Composition and quick mask

If you disable one of the color channels, the projection will include layers and masks composition minus that channel. You can take the blue away from Pushkin, but you can never take Pushkin away from the blue:

Pushkin

So the obvious way to preserve whatever you see in front of you is to save projection.

How to Capture It

GIMP has a Layer > New from Visible command that will do exactly what it says: everything that you see right here and right now will be captured and pasted into a new layer that will be added above currently selected layer.

Hence if you disabled a color channel, liked the result and wanted to preserve it in the exported image, here is what you do:

  1. Create a new layer from all visible
  2. Put it on top of the layer stack
  3. Save or export.
Since the top layer will by default completely cover the rest of the layer stack, the final image will be exactly what you saw when you disabled some of the channels.

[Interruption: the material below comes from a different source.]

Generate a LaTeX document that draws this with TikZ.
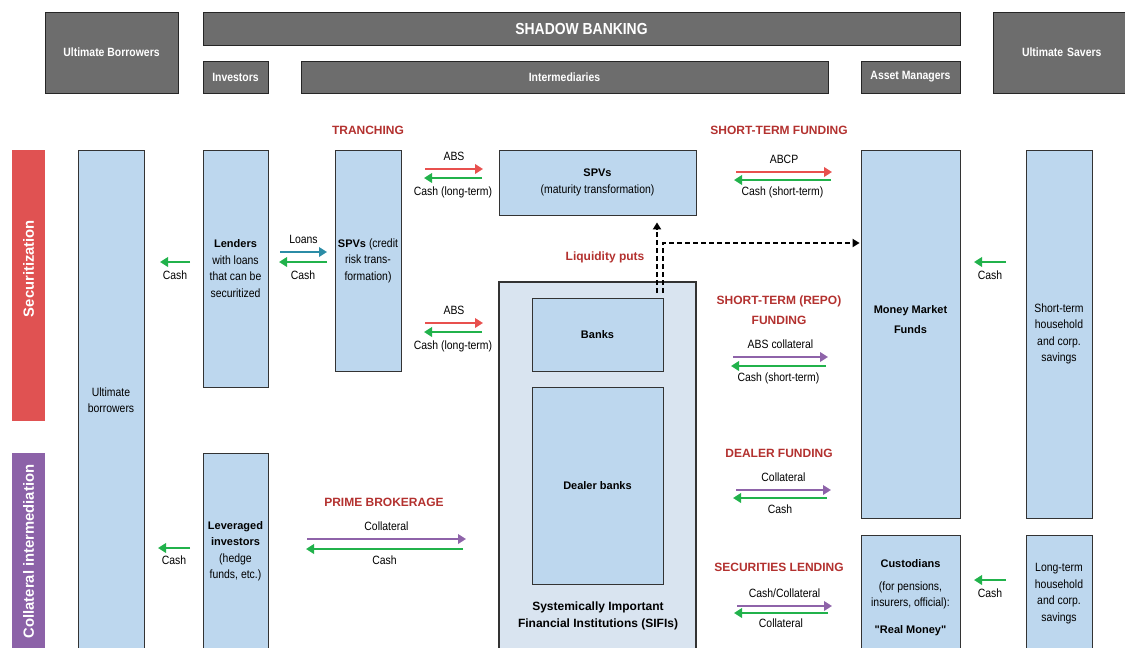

An important notice: not everything is captured. Visualization of selection (marching ants) and paths is not saved. If you really need that, use Create > Screenshot command.

Other Uses

Even though the channel example was the reason for writing all this, the use case is somewhat esoteric. It really isn’t what people do on a daily basis. But there are more uses to saving projection. Let me name just a few.

Saving intermediate processing steps. This is what I call poor man’s adjustment layers. While GIMP doesn’t have real adjustment layers yet and hence cannot non-destructively process everything in a layer stack in the middle of a complex work, you can work around that. Whenever you have to use a color adjustment tool or a filter that is supposed to change all that you see, just create a new layer from visible and process it. Then continue adding more layers.

If at any time later  you discover that you did something wrong back then, you can easily fix it:

  1. Find the “all visible” layer (make it a habit to give meaningful names to layers)
  2. Delete it
  3. Disable visibility of all layers above it
  4. Create a new “all visible” layer
  5. Process it again.

Another good habit is always saving complex compositions to GIMP’s native file format, XCF.

Doing illustrations for your GIMP tutorials. I’m not kidding you. Sometimes you really want to easily show users e.g. what the current mask looks like. Screenshots are not what they are cracked up to be: you still have to crop them to get rid of UI elements. This is not the best way to do it.

All you have to do is

  1. Use Show Layer Mask command in Layers dialog’s right-click menu
  2. Use Layer > New from Visible
  3. Uncheck Show Layer Mask

The representation of that mask will be added as a new layer. And since illustrations for tutorials are usually created as you go, you can just immediately use File > Save as Copy (GIMP 2.6) or File > Export (GIMP 2.7+) to export your tutorial illustration, then disable visibility of the newly added “mask” layer. Oh, and it works for quick masks too.

Summary

Let’s sum it up now.

  1. All that you see in a GIMP’s image window is really a projection.
  2. GIMP composes all currently visible layers, masks and channels into it.
  3. This composition can be captured into a new layer.
  4. You can use it to store what you currently see in front of you.

With just a bit of practice you will find creating new layer from projection a real help in complex workflows, adjustment layers or not.